## Dataset extract
------------------------------------------------------------
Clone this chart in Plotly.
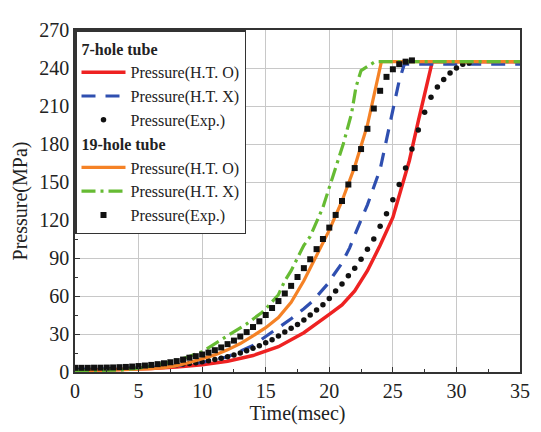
import plotly.graph_objects as go

# ---- 7-hole tube ----
t_red = [0, 2, 4, 6, 8, 10, 12, 14, 16, 18, 20, 21, 22, 23, 23.6, 24, 25, 26, 26.3, 27, 28.1, 35]
p_red = [1, 1.4, 2.0, 2.8, 4.0, 5.8, 8.5, 13, 20, 31, 45.5, 53, 64, 80, 92, 100, 122, 155, 167, 198, 245, 245]

t_blue = [0, 2, 4, 6, 8, 10, 12, 14, 16, 17, 18, 18.7, 20, 20.3, 21, 21.6, 22, 22.65, 23, 24, 25, 25.5, 25.9, 35]
p_blue = [2, 2.3, 2.8, 3.6, 5, 7.5, 12, 21, 35, 42, 50, 56, 71, 76, 86, 98, 108, 123, 132, 160, 206, 230, 243, 243]

t_exp7 = [0, 0.5, 1, 1.5, 2, 2.5, 3, 3.5, 4, 4.5, 5, 5.5, 6, 6.5, 7, 7.5, 8, 8.5, 9, 9.5,
          10, 10.5, 11, 11.5, 12, 12.5, 13, 13.5, 14, 14.5, 15, 15.5, 16, 16.5, 17, 17.5, 18, 18.5, 19, 19.5,
          20, 20.5, 21, 21.5, 22, 22.5, 23, 23.5, 24, 24.5, 25, 25.5, 26, 26.5, 27, 27.5, 28, 28.5, 29, 29.5,
          30, 30.5, 31]
p_exp7 = [2.5, 2.5, 2.6, 2.6, 2.7, 2.8, 2.9, 3.0, 3.2, 3.4, 3.6, 3.9, 4.2, 4.5, 4.9, 5.3, 5.8, 6.3, 6.8, 7.4,
          8.1, 8.9, 9.8, 10.8, 12, 13.4, 15, 16.8, 18.8, 20.8, 23, 25.5, 28.5, 31.5, 34.5, 37.5, 41, 45, 49, 53,
          58, 64, 69.5, 76, 82, 89, 97, 105, 115, 125, 136, 148, 161, 176, 191, 205, 217, 225, 231, 236,
          240, 243, 244]

# ---- 19-hole tube ----
t_orange = [0, 2, 4, 6, 7, 8, 9, 10, 11, 12, 13, 14, 15, 16, 17, 18, 19, 20, 21, 22, 23, 24.1, 35]
p_orange = [0.5, 1, 1.6, 2.6, 3.5, 5, 7.5, 10.5, 13.5, 17.5, 22.5, 28.5, 35, 43, 55, 72, 92, 112, 135, 162, 195, 245, 245]

t_green = [0, 2, 3.6, 5, 6.2, 7.5, 8.8, 10, 10.65, 11.5, 12.5, 13.5, 14.7, 15.2, 16, 16.5, 17, 18, 18.5, 19,
           19.5, 20.3, 21.1, 21.75, 22.1, 22.5, 23.6, 35]
p_green = [1, 1.2, 1.5, 3, 5, 8, 11.6, 16, 20, 25, 31.5, 38, 47, 52, 61, 72, 80, 100, 107, 118,
           130, 155, 180, 204, 225, 238, 245, 245]

t_exp19 = [0, 0.5, 1, 1.5, 2, 2.5, 3, 3.5, 4, 4.5, 5, 5.5, 6, 6.5, 7, 7.5, 8, 8.5, 9, 9.5,
           10, 10.5, 11, 11.5, 12, 12.5, 13, 13.5, 14, 14.5, 15, 15.5, 16, 16.5, 17, 17.5, 18, 18.5, 19, 19.5,
           20, 20.5, 21, 21.5, 22, 22.5, 23, 23.5, 24, 24.5, 25, 25.5, 26, 26.5]
p_exp19 = [3.3, 3.3, 3.3, 3.4, 3.4, 3.5, 3.6, 3.8, 4.0, 4.3, 4.7, 5.1, 5.6, 6.2, 6.9, 7.7, 8.6, 9.8, 11.3, 12.5,
           13.8, 15.3, 17.2, 19.4, 22, 24.8, 28, 31.5, 35.5, 40, 45, 50.5, 56, 62, 68, 75, 82, 89, 97, 105,
           114, 124, 135, 148, 161, 176, 192, 208, 222, 233, 239, 243, 245, 246]

x_ticks = [0, 5, 10, 15, 20, 25, 30, 35]
y_ticks = [0, 30, 60, 90, 120, 150, 180, 210, 240, 270]

FONT = "Liberation Serif"

fig = go.Figure()
fig.add_trace(go.Scatter(x=t_red, y=p_red, mode="lines", name="Pressure(H.T. O)",
                         line=dict(color="#ee2222", width=3.5),
                         legendgroup="g7", legendgrouptitle=dict(text="<b>7-hole tube</b>")))
fig.add_trace(go.Scatter(x=t_blue, y=p_blue, mode="lines", name="Pressure(H.T. X)",
                         line=dict(color="#2f4fb0", width=3.2, dash="14px,10px"),
                         legendgroup="g7"))
fig.add_trace(go.Scatter(x=t_exp7, y=p_exp7, mode="markers", name="Pressure(Exp.)",
                         marker=dict(color="#111111", size=5.5, symbol="circle"),
                         legendgroup="g7"))
fig.add_trace(go.Scatter(x=t_orange, y=p_orange, mode="lines", name="Pressure(H.T. O)",
                         line=dict(color="#f58226", width=3.2),
                         legendgroup="g19", legendgrouptitle=dict(text="<b>19-hole tube</b>")))
fig.add_trace(go.Scatter(x=t_green, y=p_green, mode="lines", name="Pressure(H.T. X)",
                         line=dict(color="#66bb33", width=3.2, dash="14px,5px,3px,5px"),
                         legendgroup="g19"))
fig.add_trace(go.Scatter(x=t_exp19, y=p_exp19, mode="markers", name="Pressure(Exp.)",
                         marker=dict(color="#111111", size=6, symbol="square"),
                         legendgroup="g19"))

axis_common = dict(
    showline=True, linecolor="#333333", linewidth=1.5, mirror=True,
    showgrid=True, gridcolor="#c8c8c8", gridwidth=1,
    ticks="inside", ticklen=5, tickcolor="#333333",
    tickfont=dict(family=FONT, size=20, color="#222222"),
    zeroline=False,
)

fig.update_layout(
    width=533, height=424,
    margin=dict(l=66, r=20, t=11, b=60),
    paper_bgcolor="white", plot_bgcolor="white",
    font=dict(family=FONT, color="#222222"),
    xaxis=dict(range=[0, 35], tickvals=x_ticks,
               title=dict(text="Time(msec)", font=dict(family=FONT, size=20), standoff=4),
               minor=dict(dtick=2.5, ticks="inside", ticklen=3, tickcolor="#333333", showgrid=False),
               **axis_common),
    yaxis=dict(range=[0, 270], tickvals=y_ticks,
               title=dict(text="Pressure(MPa)", font=dict(family=FONT, size=20), standoff=6),
               minor=dict(dtick=15, ticks="inside", ticklen=3, tickcolor="#333333", showgrid=False),
               **axis_common),
    legend=dict(x=0, y=1, xanchor="left", yanchor="top",
                bgcolor="white", bordercolor="#333333", borderwidth=1.5,
                font=dict(family=FONT, size=16, color="#222222"),
                grouptitlefont=dict(family=FONT, size=16, color="#222222"),
                tracegroupgap=0, itemwidth=44, traceorder="grouped"),
    showlegend=True,
)

fig.write_html("out.html")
------------------------------------------------------------
## Problem requirements
Without the images, write out each line of the data verbatim.

## Output of the exercise
Clone this chart in Plotly.
import plotly.graph_objects as go

# ---- 7-hole tube ----
t_red = [0, 2, 4, 6, 8, 10, 12, 14, 16, 18, 20, 21, 22, 23, 23.6, 24, 25, 26, 26.3, 27, 28.1, 35]
p_red = [1, 1.4, 2.0, 2.8, 4.0, 5.8, 8.5, 13, 20, 31, 45.5, 53, 64, 80, 92, 100, 122, 155, 167, 198, 245, 245]

t_blue = [0, 2, 4, 6, 8, 10, 12, 14, 16, 17, 18, 18.7, 20, 20.3, 21, 21.6, 22, 22.65, 23, 24, 25, 25.5, 25.9, 35]
p_blue = [2, 2.3, 2.8, 3.6, 5, 7.5, 12, 21, 35, 42, 50, 56, 71, 76, 86, 98, 108, 123, 132, 160, 206, 230, 243, 243]

t_exp7 = [0, 0.5, 1, 1.5, 2, 2.5, 3, 3.5, 4, 4.5, 5, 5.5, 6, 6.5, 7, 7.5, 8, 8.5, 9, 9.5,
          10, 10.5, 11, 11.5, 12, 12.5, 13, 13.5, 14, 14.5, 15, 15.5, 16, 16.5, 17, 17.5, 18, 18.5, 19, 19.5,
          20, 20.5, 21, 21.5, 22, 22.5, 23, 23.5, 24, 24.5, 25, 25.5, 26, 26.5, 27, 27.5, 28, 28.5, 29, 29.5,
          30, 30.5, 31]
p_exp7 = [2.5, 2.5, 2.6, 2.6, 2.7, 2.8, 2.9, 3.0, 3.2, 3.4, 3.6, 3.9, 4.2, 4.5, 4.9, 5.3, 5.8, 6.3, 6.8, 7.4,
          8.1, 8.9, 9.8, 10.8, 12, 13.4, 15, 16.8, 18.8, 20.8, 23, 25.5, 28.5, 31.5, 34.5, 37.5, 41, 45, 49, 53,
          58, 64, 69.5, 76, 82, 89, 97, 105, 115, 125, 136, 148, 161, 176, 191, 205, 217, 225, 231, 236,
          240, 243, 244]

# ---- 19-hole tube ----
t_orange = [0, 2, 4, 6, 7, 8, 9, 10, 11, 12, 13, 14, 15, 16, 17, 18, 19, 20, 21, 22, 23, 24.1, 35]
p_orange = [0.5, 1, 1.6, 2.6, 3.5, 5, 7.5, 10.5, 13.5, 17.5, 22.5, 28.5, 35, 43, 55, 72, 92, 112, 135, 162, 195, 245, 245]

t_green = [0, 2, 3.6, 5, 6.2, 7.5, 8.8, 10, 10.65, 11.5, 12.5, 13.5, 14.7, 15.2, 16, 16.5, 17, 18, 18.5, 19,
           19.5, 20.3, 21.1, 21.75, 22.1, 22.5, 23.6, 35]
p_green = [1, 1.2, 1.5, 3, 5, 8, 11.6, 16, 20, 25, 31.5, 38, 47, 52, 61, 72, 80, 100, 107, 118,
           130, 155, 180, 204, 225, 238, 245, 245]

t_exp19 = [0, 0.5, 1, 1.5, 2, 2.5, 3, 3.5, 4, 4.5, 5, 5.5, 6, 6.5, 7, 7.5, 8, 8.5, 9, 9.5,
           10, 10.5, 11, 11.5, 12, 12.5, 13, 13.5, 14, 14.5, 15, 15.5, 16, 16.5, 17, 17.5, 18, 18.5, 19, 19.5,
           20, 20.5, 21, 21.5, 22, 22.5, 23, 23.5, 24, 24.5, 25, 25.5, 26, 26.5]
p_exp19 = [3.3, 3.3, 3.3, 3.4, 3.4, 3.5, 3.6, 3.8, 4.0, 4.3, 4.7, 5.1, 5.6, 6.2, 6.9, 7.7, 8.6, 9.8, 11.3, 12.5,
           13.8, 15.3, 17.2, 19.4, 22, 24.8, 28, 31.5, 35.5, 40, 45, 50.5, 56, 62, 68, 75, 82, 89, 97, 105,
           114, 124, 135, 148, 161, 176, 192, 208, 222, 233, 239, 243, 245, 246]

x_ticks = [0, 5, 10, 15, 20, 25, 30, 35]
y_ticks = [0, 30, 60, 90, 120, 150, 180, 210, 240, 270]

FONT = "Liberation Serif"

fig = go.Figure()
fig.add_trace(go.Scatter(x=t_red, y=p_red, mode="lines", name="Pressure(H.T. O)",
                         line=dict(color="#ee2222", width=3.5),
                         legendgroup="g7", legendgrouptitle=dict(text="<b>7-hole tube</b>")))
fig.add_trace(go.Scatter(x=t_blue, y=p_blue, mode="lines", name="Pressure(H.T. X)",
                         line=dict(color="#2f4fb0", width=3.2, dash="14px,10px"),
                         legendgroup="g7"))
fig.add_trace(go.Scatter(x=t_exp7, y=p_exp7, mode="markers", name="Pressure(Exp.)",
                         marker=dict(color="#111111", size=5.5, symbol="circle"),
                         legendgroup="g7"))
fig.add_trace(go.Scatter(x=t_orange, y=p_orange, mode="lines", name="Pressure(H.T. O)",
                         line=dict(color="#f58226", width=3.2),
                         legendgroup="g19", legendgrouptitle=dict(text="<b>19-hole tube</b>")))
fig.add_trace(go.Scatter(x=t_green, y=p_green, mode="lines", name="Pressure(H.T. X)",
                         line=dict(color="#66bb33", width=3.2, dash="14px,5px,3px,5px"),
                         legendgroup="g19"))
fig.add_trace(go.Scatter(x=t_exp19, y=p_exp19, mode="markers", name="Pressure(Exp.)",
                         marker=dict(color="#111111", size=6, symbol="square"),
                         legendgroup="g19"))

axis_common = dict(
    showline=True, linecolor="#333333", linewidth=1.5, mirror=True,
    showgrid=True, gridcolor="#c8c8c8", gridwidth=1,
    ticks="inside", ticklen=5, tickcolor="#333333",
    tickfont=dict(family=FONT, size=20, color="#222222"),
    zeroline=False,
)

fig.update_layout(
    width=533, height=424,
    margin=dict(l=66, r=20, t=11, b=60),
    paper_bgcolor="white", plot_bgcolor="white",
    font=dict(family=FONT, color="#222222"),
    xaxis=dict(range=[0, 35], tickvals=x_ticks,
               title=dict(text="Time(msec)", font=dict(family=FONT, size=20), standoff=4),
               minor=dict(dtick=2.5, ticks="inside", ticklen=3, tickcolor="#333333", showgrid=False),
               **axis_common),
    yaxis=dict(range=[0, 270], tickvals=y_ticks,
               title=dict(text="Pressure(MPa)", font=dict(family=FONT, size=20), standoff=6),
               minor=dict(dtick=15, ticks="inside", ticklen=3, tickcolor="#333333", showgrid=False),
               **axis_common),
    legend=dict(x=0, y=1, xanchor="left", yanchor="top",
                bgcolor="white", bordercolor="#333333", borderwidth=1.5,
                font=dict(family=FONT, size=16, color="#222222"),
                grouptitlefont=dict(family=FONT, size=16, color="#222222"),
                tracegroupgap=0, itemwidth=44, traceorder="grouped"),
    showlegend=True,
)

fig.write_html("out.html")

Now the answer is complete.